The Bill itself had been the outcome of a series of agitations led by this small group of workers since the factory closed down on February 1, 2009.
The Comtrust factory, started 175 years ago by the Basel missionaries, is considered a heritage asset. It had exported high-quality clothing material, with the British Queen being one of its esteemed customers.
While there were 300 workers when the factory ceased operations, only 108 of them had stayed back to fight.
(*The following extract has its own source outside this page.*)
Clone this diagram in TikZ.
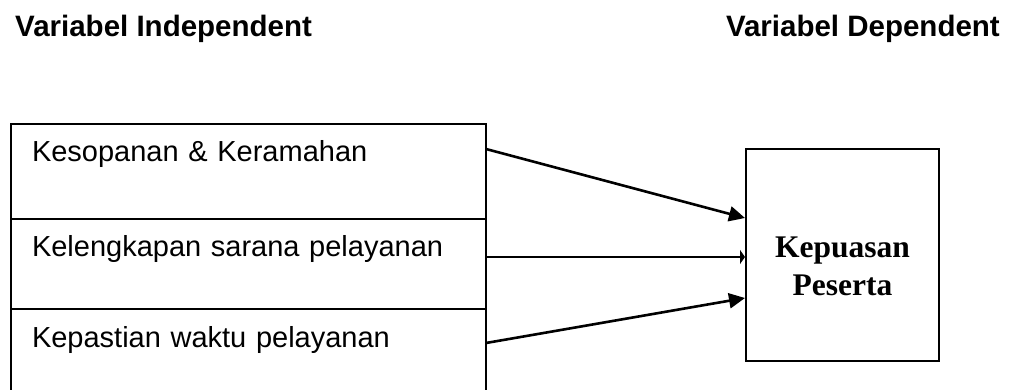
\documentclass[tikz,border=0pt]{standalone}
\usepackage{fontspec}
\setmainfont{Liberation Sans}
\newfontfamily\serifbold{Liberation Serif}
\usetikzlibrary{arrows.meta}

\begin{document}
\begin{tikzpicture}[x=1pt,y=1pt,
    headtxt/.style={inner sep=0pt, font=\bfseries\fontsize{29.5}{34}\selectfont},
    varbox/.style={draw, line width=2pt, outer sep=0pt, anchor=north west, inner xsep=21pt, inner ysep=0pt,
        text width=433pt, align=left, text height=38pt, font=\fontsize{29}{34}\selectfont},
    outbox/.style={draw, line width=2pt, minimum width=193pt, minimum height=212pt},
    arrowline/.style={line width=2.6pt, -{Triangle[length=16pt,width=15pt]}}]

    % Fix the picture size and cut off the open bottom row
    \useasboundingbox (0,0) rectangle (1013,389);
    \clip (0,0) rectangle (1013,389);

    % Headings
    \node[headtxt, anchor=base west] (indep) at (15,352) {Variabel Independent};
    \node[headtxt, anchor=base east] (dep) at (1000,352) {Variabel Dependent};

    % Independent variables, stacked
    \node[varbox, text depth=57pt] (kes) at (11,265) {Kesopanan \& Keramahan};
    \node[varbox, text depth=52pt] (kel) at (kes.south west) {Kelengkapan sarana pelayanan};
    \node[varbox, text depth=60pt] (kep) at (kel.south west) {Kepastian waktu pelayanan};

    % Dependent variable
    \node[outbox, label={[font=\serifbold\bfseries\fontsize{31.5}{38}\selectfont, align=center, yshift=-11.5pt]center:Kepuasan\\Peserta}] (kp) at (842.5,134) {};

    % Arrows into the dependent box
    \draw[arrowline] ([yshift=13pt]kes.base east) -- ([yshift=37pt]kp.west);
    \draw[line width=2.6pt, -{Triangle[length=5pt,width=14pt]}] (kel.base east) -- (kel.base east -| kp.west);
    \draw[arrowline] ([yshift=4pt]kep.base east) -- ([yshift=-43pt]kp.west);

\end{tikzpicture}
\end{document}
The rest had chosen to move on after accepting the company management’s Voluntary Separation Scheme and compensation.
The few who remained had financed their protests by working at construction sites, painting and other fringe jobs while braving personal losses.
Meanwhile, the land occupied by the factory had shrunk to a few cents.
The factory land had recently been at the centre of controversy after a co-operative bank started recovery proceedings against the Kozhikode District Cooperative Travel and Tourism Development Society, which owned 45 cents of factory real estate located near the prime Mananchira Square premises. The bank’s move came after the cooperative society failed to repay a loan.
The Comtrust management had sold the land to the society during the tenure of the Left government to tide over the crisis caused due to provident fund payments.